Having set out these two points, Zhang nonetheless acknowledges that there are limits to his proposed law. Under present circumstances, the citizens' "right of suggestion" is necessarily "purely formal", since no decision has yet been made concerning its practical implementation, or in other words the concrete means of its expression (how it could be framed, in what form, and with what consequences). At present, private citizens are not allowed to attend the debates over any new laws under consideration. Mr. Zhang would therefore like to see the proposal being given a more specific content to take it beyond being a formal right. He also recognises that it is arousing strong opposition, and he believes that it "may not be adopted" by the national People's Congress whose "closed circuit" operations and lack of openness he deplores.

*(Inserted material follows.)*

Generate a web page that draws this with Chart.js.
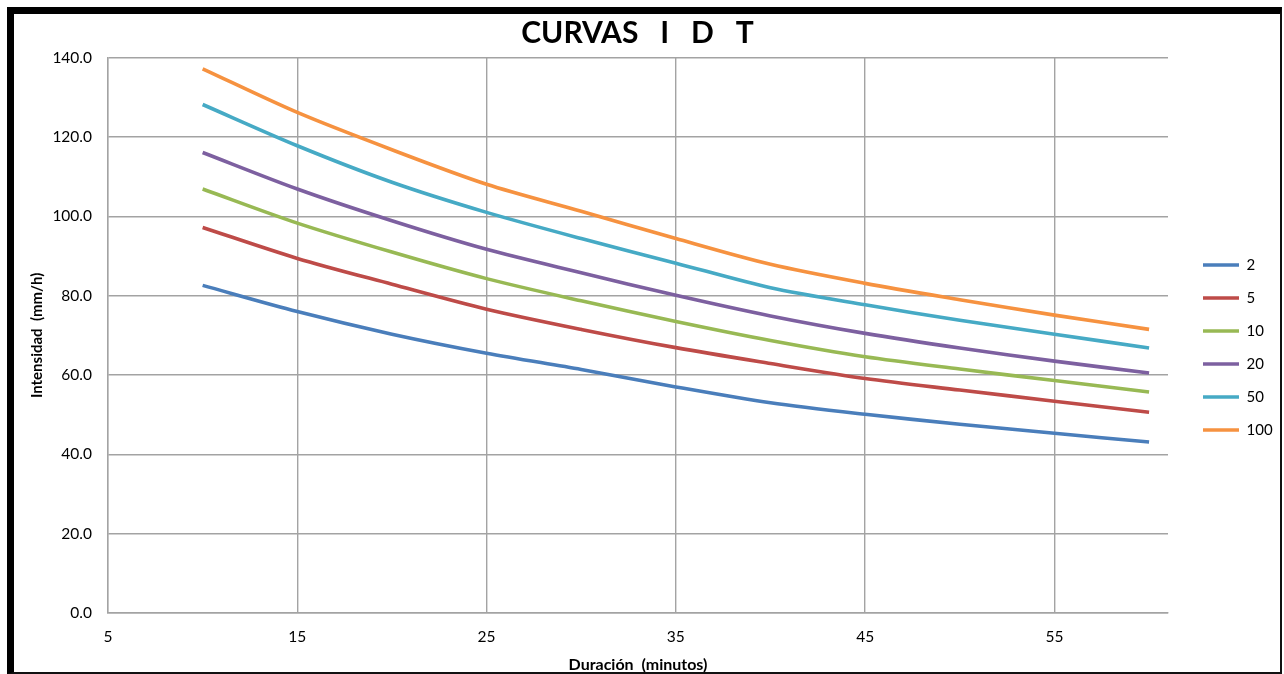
<!DOCTYPE html>
<html>
<head>
<meta charset="utf-8">
<script src="https://cdn.jsdelivr.net/npm/chart.js@4.4.1/dist/chart.umd.min.js"></script>
<style>
  html, body { margin: 0; padding: 0; background: #fff; }
  #wrap { position: relative; width: 1284px; height: 674px; }
  #frame { position: absolute; left: 7px; top: 7px; width: 1275px; height: 667px; box-sizing: border-box;
           border-left: 7px solid #000; border-top: 7px solid #000; border-right: 2px solid #111; border-bottom: 2px solid #111;
           pointer-events: none; }
  canvas { position: absolute; left: 0; top: 0; }
</style>
</head>
<body>
<div id="wrap">
  <canvas id="c" width="1284" height="674"></canvas>
  <div id="frame"></div>
</div>
<script>
const durations = [10, 15, 20, 25, 30, 35, 40, 45, 50, 55, 60];
const seriesNames = ['2', '5', '10', '20', '50', '100'];
const t2   = [82.6, 76.0, 70.3, 65.5, 61.4, 57.0, 53.0, 50.1, 47.6, 45.3, 43.1];
const t5   = [97.2, 89.4, 82.9, 76.6, 71.5, 66.9, 62.9, 59.1, 56.2, 53.4, 50.6];
const t10  = [106.9, 98.3, 91.0, 84.3, 78.7, 73.5, 68.7, 64.6, 61.5, 58.6, 55.7];
const t20  = [116.1, 106.9, 98.9, 91.7, 85.8, 80.1, 74.9, 70.5, 66.8, 63.5, 60.5];
const t50  = [128.2, 117.8, 108.6, 101.0, 94.4, 88.2, 82.0, 77.7, 73.8, 70.3, 66.8];
const t100 = [137.2, 126.2, 116.8, 108.1, 101.3, 94.4, 87.9, 83.1, 79.0, 75.1, 71.5];
const xTickValues = [5, 15, 25, 35, 45, 55];
const yTickValues = [0, 20, 40, 60, 80, 100, 120, 140];
const colors = ['#4A7EBB', '#BE4B48', '#98B954', '#7D60A0', '#46AAC5', '#F69240'];

const allSeries = [t2, t5, t10, t20, t50, t100];
const datasets = allSeries.map((vals, i) => ({
  label: seriesNames[i],
  data: vals.map((v, j) => ({ x: durations[j], y: v })),
  borderColor: colors[i],
  backgroundColor: colors[i],
  borderWidth: 3.6,
  pointRadius: 0,
  pointHoverRadius: 0,
  tension: 0.3,
  fill: false
}));

const FONT = 'Lato, "Open Sans", sans-serif';
const gridColor = '#a3a3a3';

new Chart(document.getElementById('c'), {
  type: 'line',
  data: { datasets },
  options: {
    responsive: false,
    animation: false,
    devicePixelRatio: 1,
    layout: { padding: { left: 0, right: 9, top: 0, bottom: 0 } },
    plugins: {
      title: {
        display: true,
        text: 'CURVAS   I   D   T',
        color: '#000',
        font: { family: FONT, size: 30, weight: 'bold', lineHeight: 1.2 },
        padding: { top: 15, bottom: 6.7 }
      },
      legend: {
        position: 'right',
        maxWidth: 90,
        title: { display: true, text: ' ', font: { size: 10, lineHeight: 1 }, padding: { top: 11, bottom: 0 } },
        labels: {
          usePointStyle: true,
          pointStyle: 'line',
          pointStyleWidth: 36,
          boxWidth: 36,
          padding: 18,
          color: '#000',
          font: { family: FONT, size: 15 }
        }
      },
      tooltip: { enabled: false }
    },
    scales: {
      x: {
        type: 'linear',
        min: 5,
        max: 61,
        afterBuildTicks: s => { s.ticks = xTickValues.map(v => ({ value: v })); },
        afterFit: s => { s.height = 61; },
        grid: { color: gridColor, lineWidth: 1.4, drawTicks: false },
        border: { display: true, color: gridColor, width: 1.4 },
        ticks: { color: '#000', font: { family: FONT, size: 15.5 }, padding: 15, maxRotation: 0 },
        title: {
          display: true,
          text: 'Duración  (minutos)',
          color: '#000',
          font: { family: FONT, size: 16, weight: 'bold', lineHeight: 1.2 },
          padding: { top: 0, bottom: 0 }
        }
      },
      y: {
        type: 'linear',
        min: 0,
        max: 140,
        afterBuildTicks: s => { s.ticks = yTickValues.map(v => ({ value: v })); },
        afterFit: s => { s.width = 108; },
        grid: { color: gridColor, lineWidth: 1.4, drawTicks: false },
        border: { display: true, color: gridColor, width: 1.4 },
        ticks: { color: '#000', font: { family: FONT, size: 15.5 }, padding: 16, callback: v => Number(v).toFixed(1) },
        title: {
          display: true,
          text: 'Intensidad  (mm/h)',
          color: '#000',
          font: { family: FONT, size: 15, weight: 'bold', lineHeight: 1.2 },
          padding: { top: 28, bottom: 0 }
        }
      },
      yR: {
        position: 'right',
        display: true,
        grid: { display: false, drawTicks: false },
        border: { display: false },
        ticks: { display: false },
        afterFit: s => { s.width = 17; }
      }
    }
  }
});
</script>
</body>
</html>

Although Yang Xingchang gave the proposal a favourable response, he raised questions over society's readiness for it. He wondered whether the citizens would greet it with "sufficient enthusiasm" and whether their suggestions would be of sufficient quality. That is why he recommended that "this route" towards citizens' participation be opened up, but "not too much".
This consideration shows the current gap between, on the one hand the effects brought about by an official announcement from a party which sees this opening towards "citizens' participation" as the way to regain its legitimacy and maintain a social stability battered by increasing problems (unemployment, pollution, corruption, and the living conditions of the peasantry), and on the other hand the difficulties which the concrete implementation of such a proposal could bring about. If it were really effective, it might lead to the CCP losing its control over society. So the difficulties underlying the implementation of this proposal are not surprising, and they illustrate in local terms the wider problem confronting the CCP. It needs to modernise its method of governing the country[1] while considering to what extent it can expand citizens' participation without risk to itself.